Synthesis of tin (II) oxide nanoparticles using laser ablation in deionised water and their antimicrobial properties

The unique shape of tin (II) oxide (SnO₂) nanostructures in a colloidal solution is described. The nanostructures were synthesised using the pulsed Nd-YAG ablation technique, which entailed submerging small, high-quality tin particles in deionised water. The particles were coarsely crushed manually, filtered, and compacted into a solid tablet for 60 min using a 5-t hydraulic press. This production method utilised a pulse count of up to 200 laser shots, a wavelength of 1064 nm, spot size of 2.3 mm, focal length of 10 cm, and an energy of 500 mJ to examine the influence of surface shape on antibacterial activity levels. X-ray diffraction (XRD) analysis identified rhombohedral crystals mainly characterised by three Bragg peaks. Scanning electron microscopy (SEM) of the surface showed distinct and reasonably homogenous semispherical nanoparticles (NPs) rather than the expected porosity.
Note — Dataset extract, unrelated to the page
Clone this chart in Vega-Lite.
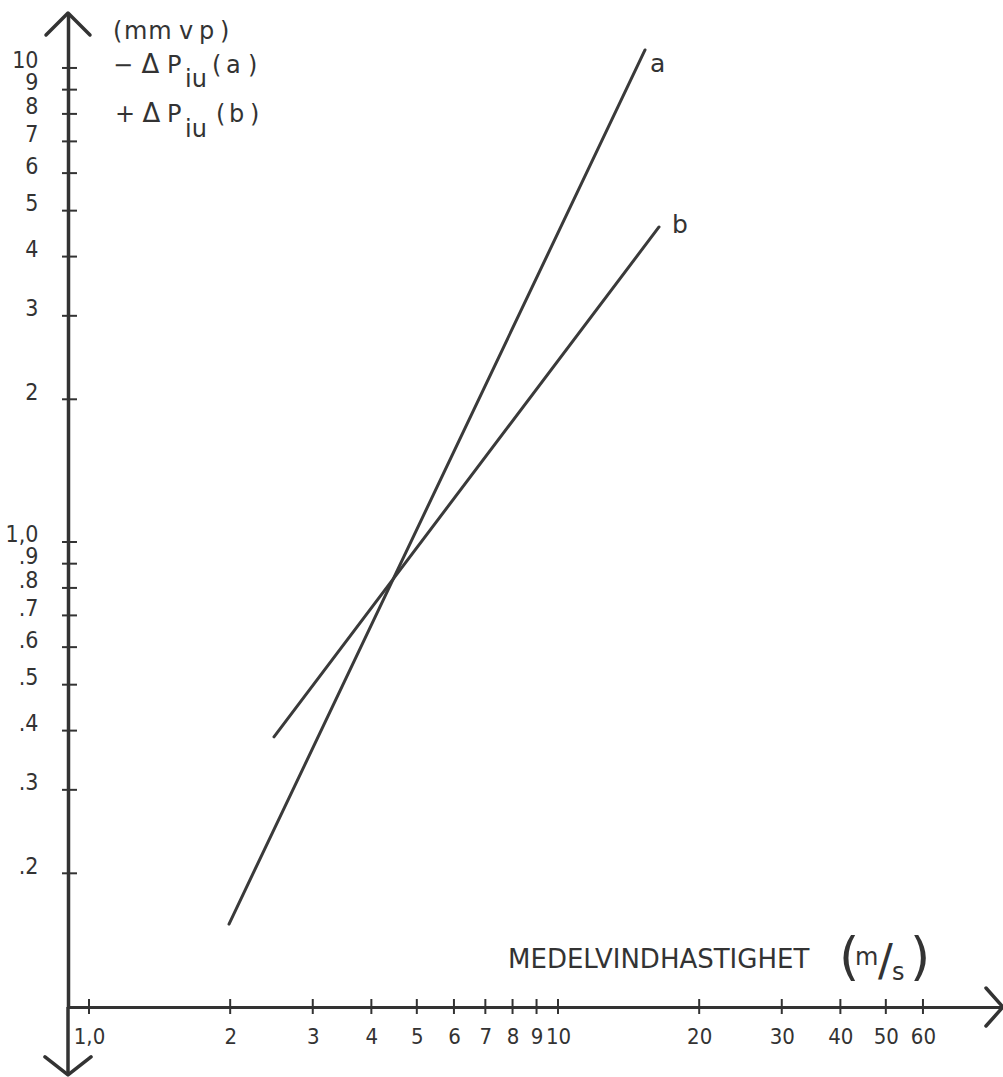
{
  "$schema": "https://vega.github.io/schema/vega-lite/v6.json",
  "width": 935,
  "height": 994,
  "autosize": {"type": "none"},
  "padding": {"left": 68, "top": 13, "right": 0, "bottom": 70},
  "background": "white",
  "config": {
    "view": {"stroke": null},
    "font": "DejaVu Sans",
    "text": {"color": "#333333", "font": "DejaVu Sans"}
  },
  "datasets": {
    "lines": [
      {"series": "a", "x": 1.9887, "y": 0.15633},
      {"series": "a", "x": 15.33, "y": 10.914},
      {"series": "b", "x": 2.48, "y": 0.388},
      {"series": "b", "x": 16.42, "y": 4.619}
    ],
    "xticks": [{"v": 1}, {"v": 2}, {"v": 3}, {"v": 4}, {"v": 5}, {"v": 6}, {"v": 7}, {"v": 8}, {"v": 9}, {"v": 10}, {"v": 20}, {"v": 30}, {"v": 40}, {"v": 50}, {"v": 60}],
    "yticks": [{"v": 0.2}, {"v": 0.3}, {"v": 0.4}, {"v": 0.5}, {"v": 0.6}, {"v": 0.7}, {"v": 0.8}, {"v": 0.9}, {"v": 1}, {"v": 2}, {"v": 3}, {"v": 4}, {"v": 5}, {"v": 6}, {"v": 7}, {"v": 8}, {"v": 9}, {"v": 10}],
    "arrows": [
      {"dir": "up", "x": 0.9021, "y": 13.06},
      {"dir": "right", "x": 88.88, "y": 0.10447},
      {"dir": "down", "x": 0.9021, "y": 0.0751}
    ],
    "axisext": [{"x": 0.9021, "y": 0.10447, "y2": 0.0751}],
    "notes": [
      {"t": "(", "x": 1.1250, "y": 11.513},
      {"t": "m", "x": 1.1875, "y": 11.513},
      {"t": "m", "x": 1.3379, "y": 11.513},
      {"t": "v", "x": 1.5556, "y": 11.513},
      {"t": "p", "x": 1.7163, "y": 11.513},
      {"t": ")", "x": 1.9024, "y": 11.513},
      {"t": "−", "x": 1.1250, "y": 9.760},
      {"t": "P", "x": 1.4665, "y": 9.760},
      {"t": "iu", "x": 1.6022, "y": 9.119},
      {"t": "(", "x": 1.8294, "y": 9.760},
      {"t": "a", "x": 1.9597, "y": 9.760},
      {"t": ")", "x": 2.1829, "y": 9.760},
      {"t": "+", "x": 1.1361, "y": 7.692},
      {"t": "P", "x": 1.4665, "y": 7.692},
      {"t": "iu", "x": 1.6022, "y": 7.152},
      {"t": "(", "x": 1.8654, "y": 7.692},
      {"t": "b", "x": 1.9887, "y": 7.692},
      {"t": ")", "x": 2.2045, "y": 7.692},
      {"t": "m", "x": 42.99, "y": 0.12800},
      {"t": "s", "x": 51.55, "y": 0.11912}
    ],
    "deltas": [
      {"t": "Δ", "x": 1.3525, "y": 9.760},
      {"t": "Δ", "x": 1.3591, "y": 7.692}
    ],
    "linelabels": [
      {"t": "a", "x": 15.71, "y": 9.808},
      {"t": "b", "x": 17.50, "y": 4.487}
    ],
    "title": [
      {"t": "MEDELVINDHASTIGHET", "x": 7.8244, "y": 0.12630}
    ],
    "parens": [
      {"t": "(", "x": 39.72, "y": 0.12264},
      {"t": ")", "x": 56.31, "y": 0.12264}
    ],
    "slash": [
      {"t": "/", "x": 48.12, "y": 0.12145}
    ]
  },
  "layer": [
    {
      "data": {"name": "lines"},
      "mark": {"type": "line", "color": "#3a3a3a", "strokeWidth": 3, "strokeCap": "round"},
      "encoding": {
        "x": {
          "field": "x", "type": "quantitative",
          "scale": {"type": "log", "domain": [0.9021, 88.88], "nice": false},
          "axis": {
            "values": [1, 2, 3, 4, 5, 6, 7, 8, 9, 10, 20, 30, 40, 50, 60],
            "labelExpr": "datum.value == 1 ? '1,0' : format(datum.value, 'd')",
            "ticks": false, "tickSize": 0, "grid": false, "title": null,
            "labelPadding": 19, "labelFontSize": 22, "labelFont": "DejaVu Sans Condensed, DejaVu Sans",
            "labelColor": "#333333", "labelFlush": false, "labelOverlap": false, "labelBound": false,
            "domainColor": "#333333", "domainWidth": 3
          }
        },
        "y": {
          "field": "y", "type": "quantitative",
          "scale": {"type": "log", "domain": [0.10447, 13.06], "nice": false},
          "axis": {
            "values": [0.2, 0.3, 0.4, 0.5, 0.6, 0.7, 0.8, 0.9, 1, 2, 3, 4, 5, 6, 7, 8, 9, 10],
            "labelExpr": "datum.value >= 2 ? format(datum.value, 'd') : (datum.value == 1 ? '1,0' : '.' + format(datum.value * 10, 'd'))",
            "ticks": false, "tickSize": 0, "grid": false, "title": null,
            "labelPadding": 30, "labelFontSize": 23, "labelFont": "DejaVu Sans Condensed, DejaVu Sans",
            "labelAlign": "right", "labelBaseline": "alphabetic",
            "labelColor": "#333333", "labelFlush": false, "labelOverlap": false, "labelBound": false,
            "domainColor": "#333333", "domainWidth": 3.5
          }
        },
        "detail": {"field": "series", "type": "nominal"}
      }
    },
    {
      "data": {"name": "axisext"},
      "mark": {"type": "rule", "color": "#333333", "strokeWidth": 3.5},
      "encoding": {
        "x": {"field": "x", "type": "quantitative", "scale": {"type": "log", "domain": [0.9021, 88.88], "nice": false}},
        "y": {"field": "y", "type": "quantitative", "scale": {"type": "log", "domain": [0.10447, 13.06], "nice": false}},
        "y2": {"field": "y2"}
      }
    },
    {
      "data": {"name": "yticks"},
      "mark": {"type": "tick", "orient": "horizontal", "color": "#333333", "size": 15, "thickness": 2, "opacity": 1},
      "encoding": {
        "x": {"datum": 0.9087, "type": "quantitative", "scale": {"type": "log", "domain": [0.9021, 88.88], "nice": false}},
        "y": {"field": "v", "type": "quantitative", "scale": {"type": "log", "domain": [0.10447, 13.06], "nice": false}}
      }
    },
    {
      "data": {"name": "xticks"},
      "mark": {"type": "tick", "orient": "vertical", "color": "#333333", "size": 15, "thickness": 2, "opacity": 1},
      "encoding": {
        "x": {"field": "v", "type": "quantitative", "scale": {"type": "log", "domain": [0.9021, 88.88], "nice": false}},
        "y": {"datum": 0.10472, "type": "quantitative", "scale": {"type": "log", "domain": [0.10447, 13.06], "nice": false}}
      }
    },
    {
      "data": {"name": "arrows"},
      "mark": {"type": "point", "filled": false, "color": "#333333", "strokeWidth": 3.5, "opacity": 1, "size": 1600, "strokeJoin": "round", "strokeCap": "round"},
      "encoding": {
        "x": {"field": "x", "type": "quantitative", "scale": {"type": "log", "domain": [0.9021, 88.88], "nice": false}},
        "y": {"field": "y", "type": "quantitative", "scale": {"type": "log", "domain": [0.10447, 13.06], "nice": false}},
        "shape": {
          "field": "dir", "type": "nominal", "legend": null,
          "scale": {"domain": ["up", "right", "down"], "range": ["M-1.1,1.1L0,0L1.1,1.1", "M-0.85,-0.95L0,0L-0.85,0.95", "M-1.15,-0.9L0,0L1.15,-0.9"]}
        }
      }
    },
    {
      "data": {"name": "notes"},
      "mark": {"type": "text", "align": "left", "baseline": "alphabetic", "fontSize": 24, "color": "#333333"},
      "encoding": {
        "x": {"field": "x", "type": "quantitative", "scale": {"type": "log", "domain": [0.9021, 88.88], "nice": false}},
        "y": {"field": "y", "type": "quantitative", "scale": {"type": "log", "domain": [0.10447, 13.06], "nice": false}},
        "text": {"field": "t"}
      }
    },
    {
      "data": {"name": "deltas"},
      "mark": {"type": "text", "align": "center", "baseline": "alphabetic", "fontSize": 26, "color": "#333333"},
      "encoding": {
        "x": {"field": "x", "type": "quantitative", "scale": {"type": "log", "domain": [0.9021, 88.88], "nice": false}},
        "y": {"field": "y", "type": "quantitative", "scale": {"type": "log", "domain": [0.10447, 13.06], "nice": false}},
        "text": {"field": "t"}
      }
    },
    {
      "data": {"name": "linelabels"},
      "mark": {"type": "text", "align": "left", "baseline": "alphabetic", "fontSize": 25, "color": "#333333"},
      "encoding": {
        "x": {"field": "x", "type": "quantitative", "scale": {"type": "log", "domain": [0.9021, 88.88], "nice": false}},
        "y": {"field": "y", "type": "quantitative", "scale": {"type": "log", "domain": [0.10447, 13.06], "nice": false}},
        "text": {"field": "t"}
      }
    },
    {
      "data": {"name": "title"},
      "mark": {"type": "text", "align": "left", "baseline": "alphabetic", "fontSize": 26, "color": "#333333"},
      "encoding": {
        "x": {"field": "x", "type": "quantitative", "scale": {"type": "log", "domain": [0.9021, 88.88], "nice": false}},
        "y": {"field": "y", "type": "quantitative", "scale": {"type": "log", "domain": [0.10447, 13.06], "nice": false}},
        "text": {"field": "t"}
      }
    },
    {
      "data": {"name": "parens"},
      "mark": {"type": "text", "align": "left", "baseline": "alphabetic", "fontSize": 52, "color": "#333333"},
      "encoding": {
        "x": {"field": "x", "type": "quantitative", "scale": {"type": "log", "domain": [0.9021, 88.88], "nice": false}},
        "y": {"field": "y", "type": "quantitative", "scale": {"type": "log", "domain": [0.10447, 13.06], "nice": false}},
        "text": {"field": "t"}
      }
    },
    {
      "data": {"name": "slash"},
      "mark": {"type": "text", "align": "left", "baseline": "alphabetic", "fontSize": 44, "color": "#333333"},
      "encoding": {
        "x": {"field": "x", "type": "quantitative", "scale": {"type": "log", "domain": [0.9021, 88.88], "nice": false}},
        "y": {"field": "y", "type": "quantitative", "scale": {"type": "log", "domain": [0.10447, 13.06], "nice": false}},
        "text": {"field": "t"}
      }
    }
  ]
}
The NPs exhibited an average size of 193.53 nm, in agreement with electron dispersive spectroscopy (EDS), which indicated that the oxygen-to-tin ratio closely approximated that of tin oxide (SnO₂). In addition, the vibrational spectra measured with a Fourier transform infrared (FTIR) spectrometer indicated the synthesis of amber-coloured SnO₂ NPs, confirming their formation by the preparation process, as well as their light scattering and absorption characteristics. In addition, using UV–visible spectroscopy, the resulting energy gap was 2.4 eV, within the normal range of energy gap for SnO₂. The generated NPs were discovered to suppress the growth of fungi and bacteria, indicating that they may prevent the development of these entities. Although the antibacterial and antifungal properties of tin oxide are not as well-known as those of silver or zinc oxide, this study demonstrated moderate antibacterial activity against the germs in question, making it a more secure and cost-effective alternative.